The workshop idea was conceived two years ago in a discussion about the “limited access of art to Jamaican children in socially depressed areas”. “The main concern expressed was the need to expose a wider cross-section of children and young persons ... to various forms of art within the context of lifelong learning,” the organisers said.
Children were to be the target, but after much retrospection the initiators felt that “the project would have a greater impact in the long-term if parents were first engaged in these activities”. The overall aim of the project is to enable learners to plan, solve problems, and use and craft as a means of thinking and communication.
Classes are facilitated by a qualified artist and art instructor, who is also the coordinator of the workshop.
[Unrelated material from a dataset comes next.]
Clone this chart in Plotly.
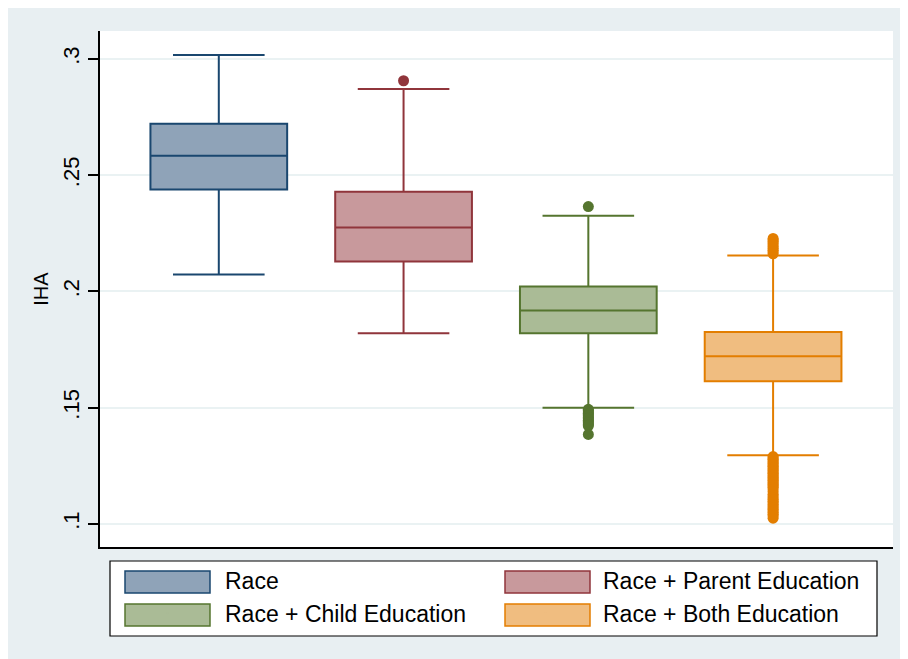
import plotly.graph_objects as go

# ---- data ----
names = ["Race", "Race + Parent Education", "Race + Child Education", "Race + Both Education"]
positions = [1, 2, 3, 4]
q1 = [0.2438, 0.2129, 0.1820, 0.1614]
median = [0.2584, 0.2275, 0.1918, 0.1721]
q3 = [0.2721, 0.2429, 0.2021, 0.1826]
lower_whisker = [0.2073, 0.1820, 0.1500, 0.1296]
upper_whisker = [0.3017, 0.2871, 0.2326, 0.2155]

outliers_race = []
outliers_parent = [0.2906]
outliers_child = [0.2365, 0.1493, 0.1488, 0.1482, 0.1476, 0.1470, 0.1464, 0.1458, 0.1452,
                  0.1446, 0.1440, 0.1434, 0.1428, 0.1422, 0.1385]
outliers_both = [0.2228, 0.2222, 0.2215, 0.2208, 0.2200, 0.2192, 0.2185, 0.2177, 0.2170, 0.2162,
                 0.1290, 0.1284, 0.1278, 0.1272, 0.1266, 0.1260, 0.1254, 0.1248, 0.1242,
                 0.1236, 0.1230, 0.1224, 0.1218, 0.1212, 0.1206, 0.1200, 0.1194, 0.1188,
                 0.1182, 0.1176, 0.1170, 0.1164, 0.1158, 0.1150, 0.1140, 0.1128, 0.1120,
                 0.1112, 0.1105, 0.1098, 0.1091, 0.1084, 0.1077, 0.1070, 0.1063, 0.1056,
                 0.1049, 0.1042, 0.1035, 0.1025]
outliers = [outliers_race, outliers_parent, outliers_child, outliers_both]

tick_vals = [0.1, 0.15, 0.2, 0.25, 0.3]
tick_text = [".1", ".15", ".2", ".25", ".3"]

line_colors = ["#1a476f", "#90353b", "#55752f", "#e37e00"]
fill_colors = ["#8fa3b8", "#c8999c", "#aabb96", "#f0bd80"]

FONT = "Liberation Sans, Arial, sans-serif"

fig = go.Figure()
for i in range(4):
    fig.add_trace(go.Box(
        x=[positions[i]], q1=[q1[i]], median=[median[i]], q3=[q3[i]],
        lowerfence=[lower_whisker[i]], upperfence=[upper_whisker[i]],
        name=names[i], width=0.74, whiskerwidth=0.67,
        fillcolor=fill_colors[i], line=dict(color=line_colors[i], width=2),
        boxpoints=False, hoverinfo="skip", showlegend=False,
    ))
for i in range(4):
    if outliers[i]:
        fig.add_trace(go.Scatter(
            x=[positions[i]] * len(outliers[i]), y=outliers[i], mode="markers",
            marker=dict(color=line_colors[i], size=11, symbol="circle"),
            showlegend=False, hoverinfo="skip",
        ))
# legend entries (text from the native legend; swatches drawn as shapes below)
legend_order = [0, 1, 2, 3]
for i in legend_order:
    fig.add_trace(go.Scatter(
        x=[None], y=[None], mode="markers", name=names[i],
        marker=dict(color=fill_colors[i], opacity=0, size=1), showlegend=True,
    ))

# figure is placed at (8,8) in the page; helpers take page pixel coordinates
W_FIG, H_FIG = 900, 651
L, R, T, B = 92, 885, 23, 539
def px(x):
    return (x - 8 - L) / (R - L)
def py(y):
    return (B - (y - 8)) / (B - T)

shapes = [
    dict(type="rect", xref="paper", yref="paper", x0=px(5), x1=px(903), y0=py(670), y1=py(7),
         fillcolor="#e8eff2", line=dict(width=0), layer="below"),
    dict(type="rect", xref="paper", yref="paper", x0=0, x1=1, y0=0, y1=1,
         fillcolor="white", line=dict(width=0), layer="below"),
    # legend frame
    dict(type="rect", xref="paper", yref="paper", x0=px(110), x1=px(877), y0=py(636), y1=py(561),
         fillcolor="white", line=dict(color="#000", width=1.2), layer="below"),
]
swatch_x = [(125, 210), (505, 590), (125, 210), (505, 590)]
swatch_y = [(571, 593), (571, 593), (604, 626), (604, 626)]
for k, i in enumerate(legend_order):
    shapes.append(dict(type="rect", xref="paper", yref="paper",
                       x0=px(swatch_x[k][0]), x1=px(swatch_x[k][1]),
                       y0=py(swatch_y[k][1]), y1=py(swatch_y[k][0]),
                       fillcolor=fill_colors[i], line=dict(color=line_colors[i], width=1.5),
                       layer="below"))

fig.update_layout(
    width=W_FIG, height=H_FIG,
    margin=dict(l=L, r=W_FIG - R, t=T, b=H_FIG - B, pad=0),
    paper_bgcolor="white", plot_bgcolor="white",
    shapes=shapes,
    font=dict(family=FONT, color="#000"),
    showlegend=True,
    legend=dict(
        orientation="h", x=px(110), y=py(559), xanchor="left", yanchor="top",
        borderwidth=0, bgcolor="rgba(0,0,0,0)",
        font=dict(size=23, family=FONT), itemwidth=105, entrywidth=258, traceorder="normal",
    ),
    xaxis=dict(range=[0.357, 4.649], showticklabels=False, showgrid=False, zeroline=False,
               showline=True, linecolor="#000", linewidth=1.5, ticks=""),
    yaxis=dict(range=[0.0901, 0.3120], tickvals=tick_vals, ticktext=tick_text, tickangle=-90,
               tickfont=dict(size=22), ticks="outside", ticklen=10, tickwidth=2, tickcolor="#000",
               showline=True, linecolor="#000", linewidth=1.5, zeroline=False,
               showgrid=True, gridcolor="#eaf2f3", gridwidth=1.5,
               title=dict(text="IHA", font=dict(size=20), standoff=5)),
)

fig.write_html("out.html")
The students who completed the recent workshop were trained by artist Mazola wa Mwashighadi.
Mwashighadi said there are many people who are making jewellery, therefore the approach to creativity must be different. Artisans, therefore, must thinking creatively to have an edge. The workshop he said suffered many “misfortune” including the drop in the number of trainees who had started.
The project started with 18 trainees, but only Muffin Bailey, Marcia Adams, Claudine Bowen-Black, Marie Taylor, Karen Miller, Novelette McKay and Kedeisha Johnson were present at the certificate ceremony, exhibition and sale.
On behalf of the trainees, Bowen-Black and McKay reflected on their experience. An emotional Bowen-Black graciously thanked the stakeholders, saying she did not know she had it “inside” of her to create the pieces on display. She was echoed by her colleague, who described their sojourn as an “exciting” and “grand” time.
The trainees were addressed by the guest speaker, retired conference interpreter, Annie Rose Kitchin, who was introduced by Althea Byll-Cataria, project initiator and sponsor.
Kitchin congratulated the trainees for the “courage shown” and the “vision demonstrated” in making sacrifices to undergo the training. She said she was there to talk about their goals, and encouraged them to seize the many opportunities that might present themselves, while saying nothing is out of bounds in pursuit of their goals
After telling the story of a determined African woman who endured unspeakable abuse and hardship before obtaining a doctorate, she said, inter alia, “Whatever you dream, I encourage you to go for it. Let nothing hold you back. Don’t listen to people who discourage you, or tell you it can’t be done ... Don’t listen to people who want you to be just like them, or to stay in your place.”
In moving the vote of thank Muffin Baily, who was participating in the project for the second time, profusely thanked everyone who was involved in the project. She also highlighted how she benefited from the programme.
Before her presentation Bailey and the other trainees modelled some of their own creations, which received positive feedback. Necklaces, wristlets, decorated bottles, metal and clay items, collages and paintings were all on display.